My other bikes get less use now that I have an MXL. It is my go to bike.


----------



## 19lexicon78 (Aug 30, 2009)

unfortunate mine is broken. the mxl is soo smooth


----------



## bjorn240 (May 24, 2011)

I've got a gray 96 MXL and a Pegoretti Palosanto and a Vlaanderen-2002 scheme MXL incoming. My gray MXL and Palosanto share duties pretty much 50/50. Undecided on whether to sell the gray MXL when the yellow one arrives; seems silly to have two.


----------



## innergel (Jun 14, 2002)

bjorn240 said:


> I've got a gray 96 MXL and a Pegoretti Palosanto and a Vlaanderen-2002 scheme MXL incoming. My gray MXL and Palosanto share duties pretty much 50/50. Undecided on whether to sell the gray MXL when the yellow one arrives; seems silly to have two.



you gotta post some pics of these bikes!


----------



## bjorn240 (May 24, 2011)

I've got two toddlers, so I barely have time to ride my bikes, let alone take pictures....

Palosanto is full 2006 Centaur (alloy) with 2010 Chorus skeleton brakes and 32h Record/Velocity Aerohead wheels. Deda stem, Nitto 176 bar, Miche post, and an Arione.

Gray MXL is 2004/5/6 Record (alloy crank, carbon levers) with 2006 Chorus brakes and 24h/28h Dura-Ace/CXP30 wheels. Nitto Pearl stem, Nitto 176 bar, Nitto post, and a Regal.

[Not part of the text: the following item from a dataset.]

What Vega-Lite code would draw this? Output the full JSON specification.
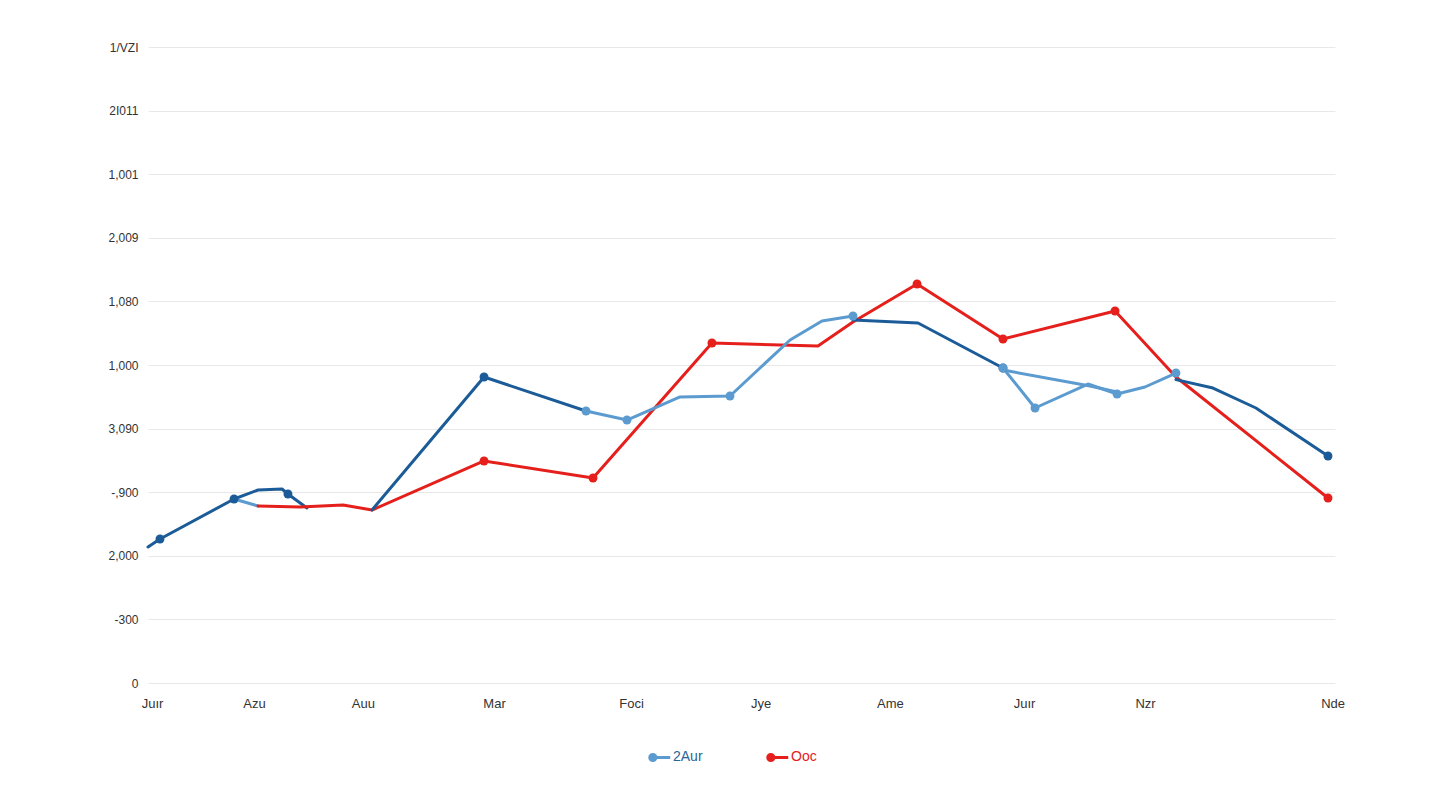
{
  "$schema": "https://vega.github.io/schema/vega-lite/v6.json",
  "width": 1187,
  "height": 636,
  "autosize": "none",
  "padding": {"left": 148, "top": 47, "right": 105, "bottom": 127},
  "background": "#ffffff",
  "config": {"view": {"stroke": null}},
  "data": {"values": [
    {"c": "d", "seg": "d1", "o": 1, "x": 0, "y": 213.8, "pt": false},
    {"c": "d", "seg": "d1", "o": 2, "x": 1.01, "y": 226.4, "pt": true},
    {"c": "d", "seg": "d1", "o": 3, "x": 7.25, "y": 289.3, "pt": true},
    {"c": "d", "seg": "d1", "o": 4, "x": 9.27, "y": 303.5, "pt": false},
    {"c": "d", "seg": "d1", "o": 5, "x": 11.29, "y": 305.0, "pt": false},
    {"c": "d", "seg": "d1", "o": 6, "x": 11.79, "y": 297.2, "pt": true},
    {"c": "d", "seg": "d1", "o": 7, "x": 13.39, "y": 275.2, "pt": false},
    {"c": "2Aur", "seg": "l1", "o": 1, "x": 7.25, "y": 289.3, "pt": false},
    {"c": "2Aur", "seg": "l1", "o": 2, "x": 9.27, "y": 278.3, "pt": false},
    {"c": "Ooc", "seg": "r", "o": 1, "x": 9.27, "y": 278.3, "pt": false},
    {"c": "Ooc", "seg": "r", "o": 2, "x": 12.81, "y": 276.7, "pt": false},
    {"c": "Ooc", "seg": "r", "o": 3, "x": 16.43, "y": 279.9, "pt": false},
    {"c": "Ooc", "seg": "r", "o": 4, "x": 18.87, "y": 272.0, "pt": false},
    {"c": "Ooc", "seg": "r", "o": 5, "x": 28.31, "y": 349.1, "pt": true},
    {"c": "Ooc", "seg": "r", "o": 6, "x": 37.49, "y": 322.3, "pt": true},
    {"c": "Ooc", "seg": "r", "o": 7, "x": 47.51, "y": 534.6, "pt": true},
    {"c": "Ooc", "seg": "r", "o": 8, "x": 56.44, "y": 529.9, "pt": false},
    {"c": "Ooc", "seg": "r", "o": 9, "x": 59.39, "y": 567.6, "pt": false},
    {"c": "Ooc", "seg": "r", "o": 10, "x": 64.79, "y": 627.4, "pt": true},
    {"c": "Ooc", "seg": "r", "o": 11, "x": 72.03, "y": 540.9, "pt": true},
    {"c": "Ooc", "seg": "r", "o": 12, "x": 81.47, "y": 584.9, "pt": true},
    {"c": "Ooc", "seg": "r", "o": 13, "x": 86.6, "y": 481.1, "pt": false},
    {"c": "Ooc", "seg": "r", "o": 14, "x": 99.41, "y": 290.9, "pt": true},
    {"c": "d", "seg": "d2", "o": 1, "x": 18.87, "y": 272.0, "pt": false},
    {"c": "d", "seg": "d2", "o": 2, "x": 28.31, "y": 481.1, "pt": true},
    {"c": "d", "seg": "d2", "o": 3, "x": 36.9, "y": 427.7, "pt": false},
    {"c": "2Aur", "seg": "l2", "o": 1, "x": 36.9, "y": 427.7, "pt": true},
    {"c": "2Aur", "seg": "l2", "o": 2, "x": 40.35, "y": 413.5, "pt": true},
    {"c": "2Aur", "seg": "l2", "o": 3, "x": 44.82, "y": 449.7, "pt": false},
    {"c": "2Aur", "seg": "l2", "o": 4, "x": 49.03, "y": 451.3, "pt": true},
    {"c": "2Aur", "seg": "l2", "o": 5, "x": 54.09, "y": 539.3, "pt": false},
    {"c": "2Aur", "seg": "l2", "o": 6, "x": 56.78, "y": 569.2, "pt": false},
    {"c": "2Aur", "seg": "l2", "o": 7, "x": 59.39, "y": 577.0, "pt": true},
    {"c": "d", "seg": "d3", "o": 1, "x": 59.39, "y": 570.8, "pt": false},
    {"c": "d", "seg": "d3", "o": 2, "x": 64.87, "y": 566.0, "pt": false},
    {"c": "d", "seg": "d3", "o": 3, "x": 72.03, "y": 495.3, "pt": true},
    {"c": "2Aur", "seg": "l3", "o": 1, "x": 72.03, "y": 495.3, "pt": true},
    {"c": "2Aur", "seg": "l3", "o": 2, "x": 74.73, "y": 432.4, "pt": true},
    {"c": "2Aur", "seg": "l3", "o": 3, "x": 79.19, "y": 470.1, "pt": false},
    {"c": "2Aur", "seg": "l3", "o": 4, "x": 81.64, "y": 454.4, "pt": true},
    {"c": "2Aur", "seg": "l3", "o": 5, "x": 83.99, "y": 465.4, "pt": false},
    {"c": "2Aur", "seg": "l3", "o": 6, "x": 86.6, "y": 487.4, "pt": true},
    {"c": "2Aur", "seg": "l4", "o": 1, "x": 72.03, "y": 492.1, "pt": false},
    {"c": "2Aur", "seg": "l4", "o": 2, "x": 79.36, "y": 467.0, "pt": false},
    {"c": "2Aur", "seg": "l4", "o": 3, "x": 81.64, "y": 457.5, "pt": false},
    {"c": "d", "seg": "d4", "o": 1, "x": 86.6, "y": 477.0, "pt": false},
    {"c": "d", "seg": "d4", "o": 2, "x": 89.72, "y": 463.8, "pt": false},
    {"c": "d", "seg": "d4", "o": 3, "x": 93.34, "y": 432.4, "pt": false},
    {"c": "d", "seg": "d4", "o": 4, "x": 99.41, "y": 356.9, "pt": true}
  ]},
  "encoding": {
    "x": {
      "field": "x", "type": "quantitative",
      "scale": {"domain": [0, 100], "nice": false, "zero": false},
      "axis": {
        "title": null, "grid": false, "domain": false, "ticks": false,
        "values": [0.34, 8.93, 18.1, 29.15, 40.7, 51.6, 62.5, 73.8, 84.0, 99.8],
        "labelExpr": "['Juır','Azu','Auu','Mar','Foci','Jye','Ame','Juır','Nzr','Nde'][indexof([0.34, 8.93, 18.1, 29.15, 40.7, 51.6, 62.5, 73.8, 84.0, 99.8], datum.value)]",
        "labelPadding": 14, "labelFontSize": 13, "labelColor": "#333333",
        "labelFont": "Liberation Sans", "labelFlush": false, "labelOverlap": false
      }
    },
    "y": {
      "field": "y", "type": "quantitative",
      "scale": {"domain": [0, 1000], "nice": false},
      "axis": {
        "title": null, "domain": false, "ticks": false,
        "values": [0, 100, 200, 300, 400, 500, 600, 700, 800, 900, 1000],
        "labelExpr": "['0','-300','2,000','-,900','3,090','1,000','1,080','2,009','1,001','2I011','1/VZI'][round(datum.value/100)]",
        "labelPadding": 10, "labelFontSize": 12, "labelColor": "#333333",
        "labelFont": "Liberation Sans",
        "gridColor": "#e8e8e8", "gridWidth": 1
      }
    },
    "color": {
      "field": "c", "type": "nominal",
      "scale": {"domain": ["2Aur", "Ooc", "d"], "range": ["#5b9bd0", "#e5201c", "#1b5c98"]},
      "legend": {
        "title": null, "orient": "none", "direction": "horizontal",
        "legendX": 500, "legendY": 698,
        "values": ["2Aur", "Ooc"], "columnPadding": 58,
        "symbolType": "M -1 0 A 0.3 0.3 0 1 0 -0.4 0 A 0.3 0.3 0 1 0 -1 0 Z M -0.4 0 L 1 0",
        "symbolSize": 420, "symbolStrokeWidth": 3,
        "labelFontSize": 14, "labelFont": "Liberation Sans", "labelOffset": 1,
        "encode": {
          "labels": {"update": {"fill": {"signal": "datum.value === 'Ooc' ? '#e5201c' : '#2a6496'"}}},
          "symbols": {"update": {
            "fill": {"signal": "datum.value === 'Ooc' ? '#4a5a78' : '#5b9bd0'"},
            "stroke": {"signal": "datum.value === 'Ooc' ? '#e5201c' : '#5b9bd0'"},
            "opacity": {"value": 1}
          }}
        }
      }
    }
  },
  "layer": [
    {
      "mark": {"type": "line", "strokeWidth": 3, "strokeJoin": "round", "strokeCap": "round"},
      "encoding": {"detail": {"field": "seg"}, "order": {"field": "o"}}
    },
    {
      "transform": [{"filter": "datum.pt"}],
      "mark": {"type": "circle", "size": 80, "opacity": 1},
      "encoding": {}
    }
  ]
}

Nothing exciting, just regular joe parts that work well and are easy to maintain. But I'm sure the extra weight and square taper cranks are what are keeping me from dominating Tuesday night worlds! Yeah, that's it.


----------



## pablo pinchasso (Jul 14, 2007)

anyone have a 57cm MX for sale? need a Merckx......real bad...also probably a divorce....if I get one.

Chuck


----------



## innergel (Jun 14, 2002)

pablo pinchasso said:


> anyone have a 57cm MX for sale? need a Merckx......real bad...also probably a divorce....if I get one.
> 
> Chuck


You are going to have to fight for an MXL. I had to look for 2+ years for mine.


----------